Some states in US allow you to take a photo of your ballot. This means they can already do the things you mention. But they don't, because it is illegal. It will continue to remain illegal.

If you are very worried about such a scenario, verify that your vote is on the blockchain, then destroy your receipt.

The fact that a receipt exists means that you can be pressured to provide it. If my boss wants me to vote for pro-business-owner anti-union candidates, he's not going to take "Yeah I promise I voted for your guy, but I destroyed my receipt" for an answer.

I don't really buy "it's illegal" as a counterargument. There are a lot of things employers pressure their employees to do that are illegal, but the employees don't really have the ability to do anything about it, because they're taking a risk on the legal system working out for them, and in the meantime they'll probably lose their job and be known as an employee who litigates against their employers. As a wise man once said, if you're a single-digit millionaire, you have no effective access to our legal system.

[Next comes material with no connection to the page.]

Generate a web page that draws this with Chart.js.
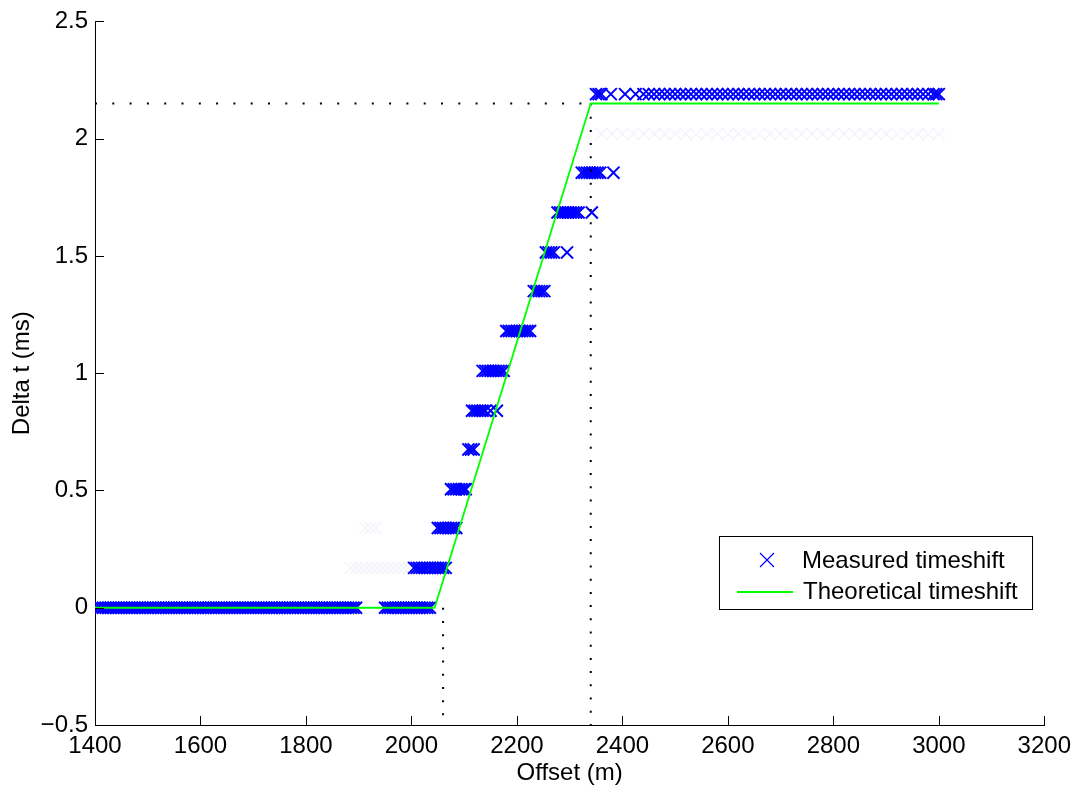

I can take a photo of my ballot, then mark it as invalid and ask for a new one.
Another great reason to keep this practice illegal.
But doesn't this protocol make it impossible to prove what your secret key is? i.e. there are multiple (user-derivable) keys that look valid, as in deniable encryption?

(And I'm sure everyone's in agreement with the importance of making the ballot secret.)

Right, if you throw out the requirement of secrecy, it's pretty easy to produce a verifiable system. That's the whole problem to begin with.
There's a lot of academic work in this area, some of it going back 20 years. The keyword to look for when searching for papers is "receipt-free" voting.